Return the data exactly, with all pictures removed.

#### STORED DATA

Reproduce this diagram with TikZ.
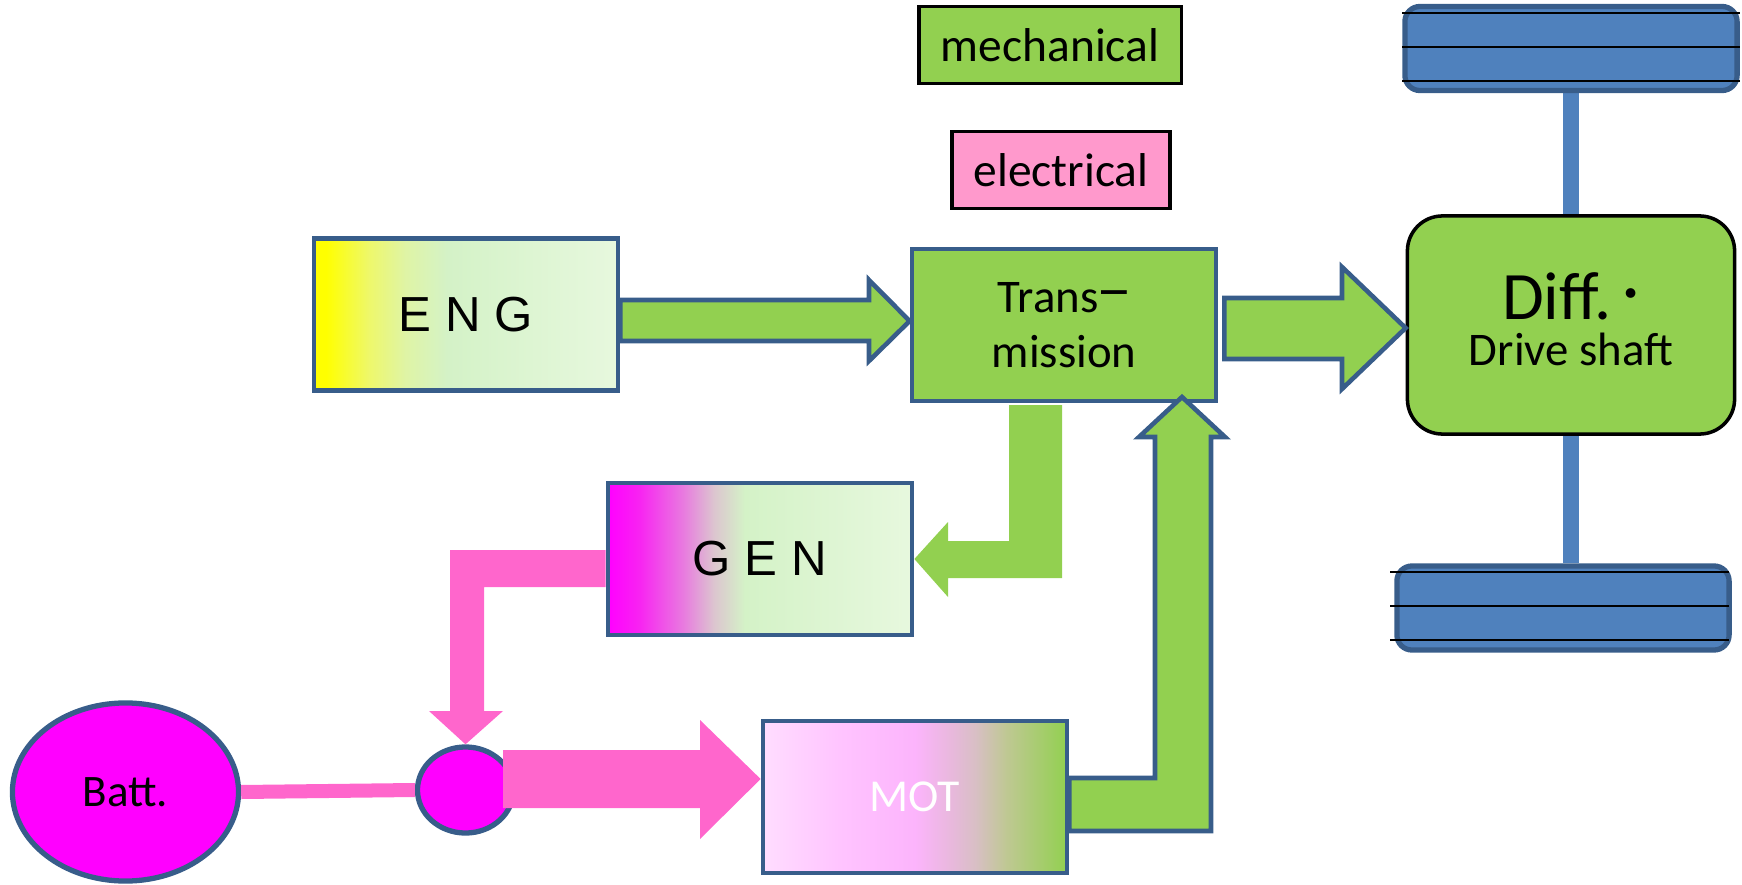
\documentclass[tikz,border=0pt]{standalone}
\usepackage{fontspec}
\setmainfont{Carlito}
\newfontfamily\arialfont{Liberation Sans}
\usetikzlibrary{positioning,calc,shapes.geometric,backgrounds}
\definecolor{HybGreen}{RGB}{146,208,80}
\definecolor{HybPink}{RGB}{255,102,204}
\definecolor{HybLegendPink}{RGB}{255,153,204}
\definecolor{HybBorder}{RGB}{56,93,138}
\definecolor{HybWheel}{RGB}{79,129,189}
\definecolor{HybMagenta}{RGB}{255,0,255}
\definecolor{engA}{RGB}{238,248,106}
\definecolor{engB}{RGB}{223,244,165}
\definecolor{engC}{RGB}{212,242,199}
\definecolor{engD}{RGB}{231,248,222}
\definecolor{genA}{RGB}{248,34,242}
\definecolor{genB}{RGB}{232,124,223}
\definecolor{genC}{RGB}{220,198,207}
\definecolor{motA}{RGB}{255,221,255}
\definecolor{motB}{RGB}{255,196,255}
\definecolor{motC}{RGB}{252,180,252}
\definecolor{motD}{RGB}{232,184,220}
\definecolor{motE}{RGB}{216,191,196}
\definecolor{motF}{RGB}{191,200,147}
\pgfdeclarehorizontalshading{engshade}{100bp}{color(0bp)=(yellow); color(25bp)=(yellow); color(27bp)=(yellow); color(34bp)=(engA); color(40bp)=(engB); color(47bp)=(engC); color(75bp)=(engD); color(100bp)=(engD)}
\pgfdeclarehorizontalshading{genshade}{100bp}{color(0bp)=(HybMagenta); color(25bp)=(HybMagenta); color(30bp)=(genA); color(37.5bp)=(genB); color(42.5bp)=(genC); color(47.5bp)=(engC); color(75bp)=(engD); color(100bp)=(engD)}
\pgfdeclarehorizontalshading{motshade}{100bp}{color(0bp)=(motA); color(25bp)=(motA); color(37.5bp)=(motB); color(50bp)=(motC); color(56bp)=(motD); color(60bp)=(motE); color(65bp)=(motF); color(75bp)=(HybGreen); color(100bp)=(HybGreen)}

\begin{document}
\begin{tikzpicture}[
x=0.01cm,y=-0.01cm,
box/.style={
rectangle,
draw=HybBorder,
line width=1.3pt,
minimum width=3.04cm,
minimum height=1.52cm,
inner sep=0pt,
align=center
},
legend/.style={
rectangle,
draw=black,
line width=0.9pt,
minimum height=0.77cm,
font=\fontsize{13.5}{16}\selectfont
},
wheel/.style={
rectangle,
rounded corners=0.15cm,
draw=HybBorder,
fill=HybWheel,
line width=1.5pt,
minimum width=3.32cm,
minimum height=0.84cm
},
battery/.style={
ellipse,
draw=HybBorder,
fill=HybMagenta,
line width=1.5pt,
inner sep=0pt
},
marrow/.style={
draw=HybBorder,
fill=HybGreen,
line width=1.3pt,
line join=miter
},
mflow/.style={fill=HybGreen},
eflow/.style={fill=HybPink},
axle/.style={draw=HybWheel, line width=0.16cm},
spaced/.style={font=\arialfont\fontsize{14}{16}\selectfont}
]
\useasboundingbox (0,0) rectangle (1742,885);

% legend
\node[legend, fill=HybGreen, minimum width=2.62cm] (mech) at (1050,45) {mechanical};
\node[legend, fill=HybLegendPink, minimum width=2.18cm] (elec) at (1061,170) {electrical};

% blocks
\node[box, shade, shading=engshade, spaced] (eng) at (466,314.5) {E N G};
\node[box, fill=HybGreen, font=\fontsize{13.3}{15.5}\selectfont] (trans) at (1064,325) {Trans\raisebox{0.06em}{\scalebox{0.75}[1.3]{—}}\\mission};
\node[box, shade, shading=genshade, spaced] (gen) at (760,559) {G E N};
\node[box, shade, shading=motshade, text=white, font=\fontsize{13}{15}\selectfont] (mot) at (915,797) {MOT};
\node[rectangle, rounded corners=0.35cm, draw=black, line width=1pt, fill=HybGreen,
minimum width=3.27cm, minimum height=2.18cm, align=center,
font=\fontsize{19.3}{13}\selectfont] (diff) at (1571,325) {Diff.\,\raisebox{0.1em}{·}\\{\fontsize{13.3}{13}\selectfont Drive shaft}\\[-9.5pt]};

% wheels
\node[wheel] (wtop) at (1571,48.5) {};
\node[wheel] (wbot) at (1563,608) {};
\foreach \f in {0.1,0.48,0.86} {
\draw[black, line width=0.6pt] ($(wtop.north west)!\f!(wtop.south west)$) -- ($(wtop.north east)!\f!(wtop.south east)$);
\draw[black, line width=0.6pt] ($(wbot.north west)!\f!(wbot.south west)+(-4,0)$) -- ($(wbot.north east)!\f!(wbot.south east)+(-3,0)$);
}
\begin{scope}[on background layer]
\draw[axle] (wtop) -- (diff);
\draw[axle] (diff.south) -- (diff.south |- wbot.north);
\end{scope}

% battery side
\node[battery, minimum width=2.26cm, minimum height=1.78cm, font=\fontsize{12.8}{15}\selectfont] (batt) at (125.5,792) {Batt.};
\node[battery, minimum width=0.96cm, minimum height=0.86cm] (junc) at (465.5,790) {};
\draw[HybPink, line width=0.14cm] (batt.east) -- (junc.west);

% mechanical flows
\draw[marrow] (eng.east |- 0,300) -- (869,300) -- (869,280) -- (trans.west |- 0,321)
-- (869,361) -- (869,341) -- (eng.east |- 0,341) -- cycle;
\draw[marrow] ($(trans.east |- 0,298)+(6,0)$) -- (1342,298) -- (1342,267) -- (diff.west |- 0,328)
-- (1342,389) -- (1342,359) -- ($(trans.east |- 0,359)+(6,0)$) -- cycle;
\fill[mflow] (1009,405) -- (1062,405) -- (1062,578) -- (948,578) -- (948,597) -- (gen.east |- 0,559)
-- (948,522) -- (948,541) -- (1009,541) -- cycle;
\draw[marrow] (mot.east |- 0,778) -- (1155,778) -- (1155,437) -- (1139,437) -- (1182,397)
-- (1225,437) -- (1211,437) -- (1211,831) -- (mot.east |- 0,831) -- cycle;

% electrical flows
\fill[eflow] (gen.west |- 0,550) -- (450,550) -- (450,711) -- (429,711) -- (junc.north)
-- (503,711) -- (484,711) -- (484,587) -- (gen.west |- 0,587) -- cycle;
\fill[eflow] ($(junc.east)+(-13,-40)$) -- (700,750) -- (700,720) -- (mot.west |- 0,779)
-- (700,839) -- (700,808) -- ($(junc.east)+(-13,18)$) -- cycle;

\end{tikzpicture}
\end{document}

########

■ **FULL RESPONSE**
Reproduce this diagram with TikZ.
\documentclass[tikz,border=0pt]{standalone}
\usepackage{fontspec}
\setmainfont{Carlito}
\newfontfamily\arialfont{Liberation Sans}
\usetikzlibrary{positioning,calc,shapes.geometric,backgrounds}
\definecolor{HybGreen}{RGB}{146,208,80}
\definecolor{HybPink}{RGB}{255,102,204}
\definecolor{HybLegendPink}{RGB}{255,153,204}
\definecolor{HybBorder}{RGB}{56,93,138}
\definecolor{HybWheel}{RGB}{79,129,189}
\definecolor{HybMagenta}{RGB}{255,0,255}
\definecolor{engA}{RGB}{238,248,106}
\definecolor{engB}{RGB}{223,244,165}
\definecolor{engC}{RGB}{212,242,199}
\definecolor{engD}{RGB}{231,248,222}
\definecolor{genA}{RGB}{248,34,242}
\definecolor{genB}{RGB}{232,124,223}
\definecolor{genC}{RGB}{220,198,207}
\definecolor{motA}{RGB}{255,221,255}
\definecolor{motB}{RGB}{255,196,255}
\definecolor{motC}{RGB}{252,180,252}
\definecolor{motD}{RGB}{232,184,220}
\definecolor{motE}{RGB}{216,191,196}
\definecolor{motF}{RGB}{191,200,147}
\pgfdeclarehorizontalshading{engshade}{100bp}{color(0bp)=(yellow); color(25bp)=(yellow); color(27bp)=(yellow); color(34bp)=(engA); color(40bp)=(engB); color(47bp)=(engC); color(75bp)=(engD); color(100bp)=(engD)}
\pgfdeclarehorizontalshading{genshade}{100bp}{color(0bp)=(HybMagenta); color(25bp)=(HybMagenta); color(30bp)=(genA); color(37.5bp)=(genB); color(42.5bp)=(genC); color(47.5bp)=(engC); color(75bp)=(engD); color(100bp)=(engD)}
\pgfdeclarehorizontalshading{motshade}{100bp}{color(0bp)=(motA); color(25bp)=(motA); color(37.5bp)=(motB); color(50bp)=(motC); color(56bp)=(motD); color(60bp)=(motE); color(65bp)=(motF); color(75bp)=(HybGreen); color(100bp)=(HybGreen)}

\begin{document}
\begin{tikzpicture}[
x=0.01cm,y=-0.01cm,
box/.style={
rectangle,
draw=HybBorder,
line width=1.3pt,
minimum width=3.04cm,
minimum height=1.52cm,
inner sep=0pt,
align=center
},
legend/.style={
rectangle,
draw=black,
line width=0.9pt,
minimum height=0.77cm,
font=\fontsize{13.5}{16}\selectfont
},
wheel/.style={
rectangle,
rounded corners=0.15cm,
draw=HybBorder,
fill=HybWheel,
line width=1.5pt,
minimum width=3.32cm,
minimum height=0.84cm
},
battery/.style={
ellipse,
draw=HybBorder,
fill=HybMagenta,
line width=1.5pt,
inner sep=0pt
},
marrow/.style={
draw=HybBorder,
fill=HybGreen,
line width=1.3pt,
line join=miter
},
mflow/.style={fill=HybGreen},
eflow/.style={fill=HybPink},
axle/.style={draw=HybWheel, line width=0.16cm},
spaced/.style={font=\arialfont\fontsize{14}{16}\selectfont}
]
\useasboundingbox (0,0) rectangle (1742,885);

% legend
\node[legend, fill=HybGreen, minimum width=2.62cm] (mech) at (1050,45) {mechanical};
\node[legend, fill=HybLegendPink, minimum width=2.18cm] (elec) at (1061,170) {electrical};

% blocks
\node[box, shade, shading=engshade, spaced] (eng) at (466,314.5) {E N G};
\node[box, fill=HybGreen, font=\fontsize{13.3}{15.5}\selectfont] (trans) at (1064,325) {Trans\raisebox{0.06em}{\scalebox{0.75}[1.3]{—}}\\mission};
\node[box, shade, shading=genshade, spaced] (gen) at (760,559) {G E N};
\node[box, shade, shading=motshade, text=white, font=\fontsize{13}{15}\selectfont] (mot) at (915,797) {MOT};
\node[rectangle, rounded corners=0.35cm, draw=black, line width=1pt, fill=HybGreen,
minimum width=3.27cm, minimum height=2.18cm, align=center,
font=\fontsize{19.3}{13}\selectfont] (diff) at (1571,325) {Diff.\,\raisebox{0.1em}{·}\\{\fontsize{13.3}{13}\selectfont Drive shaft}\\[-9.5pt]};

% wheels
\node[wheel] (wtop) at (1571,48.5) {};
\node[wheel] (wbot) at (1563,608) {};
\foreach \f in {0.1,0.48,0.86} {
\draw[black, line width=0.6pt] ($(wtop.north west)!\f!(wtop.south west)$) -- ($(wtop.north east)!\f!(wtop.south east)$);
\draw[black, line width=0.6pt] ($(wbot.north west)!\f!(wbot.south west)+(-4,0)$) -- ($(wbot.north east)!\f!(wbot.south east)+(-3,0)$);
}
\begin{scope}[on background layer]
\draw[axle] (wtop) -- (diff);
\draw[axle] (diff.south) -- (diff.south |- wbot.north);
\end{scope}

% battery side
\node[battery, minimum width=2.26cm, minimum height=1.78cm, font=\fontsize{12.8}{15}\selectfont] (batt) at (125.5,792) {Batt.};
\node[battery, minimum width=0.96cm, minimum height=0.86cm] (junc) at (465.5,790) {};
\draw[HybPink, line width=0.14cm] (batt.east) -- (junc.west);

% mechanical flows
\draw[marrow] (eng.east |- 0,300) -- (869,300) -- (869,280) -- (trans.west |- 0,321)
-- (869,361) -- (869,341) -- (eng.east |- 0,341) -- cycle;
\draw[marrow] ($(trans.east |- 0,298)+(6,0)$) -- (1342,298) -- (1342,267) -- (diff.west |- 0,328)
-- (1342,389) -- (1342,359) -- ($(trans.east |- 0,359)+(6,0)$) -- cycle;
\fill[mflow] (1009,405) -- (1062,405) -- (1062,578) -- (948,578) -- (948,597) -- (gen.east |- 0,559)
-- (948,522) -- (948,541) -- (1009,541) -- cycle;
\draw[marrow] (mot.east |- 0,778) -- (1155,778) -- (1155,437) -- (1139,437) -- (1182,397)
-- (1225,437) -- (1211,437) -- (1211,831) -- (mot.east |- 0,831) -- cycle;

% electrical flows
\fill[eflow] (gen.west |- 0,550) -- (450,550) -- (450,711) -- (429,711) -- (junc.north)
-- (503,711) -- (484,711) -- (484,587) -- (gen.west |- 0,587) -- cycle;
\fill[eflow] ($(junc.east)+(-13,-40)$) -- (700,750) -- (700,720) -- (mot.west |- 0,779)
-- (700,839) -- (700,808) -- ($(junc.east)+(-13,18)$) -- cycle;

\end{tikzpicture}
\end{document}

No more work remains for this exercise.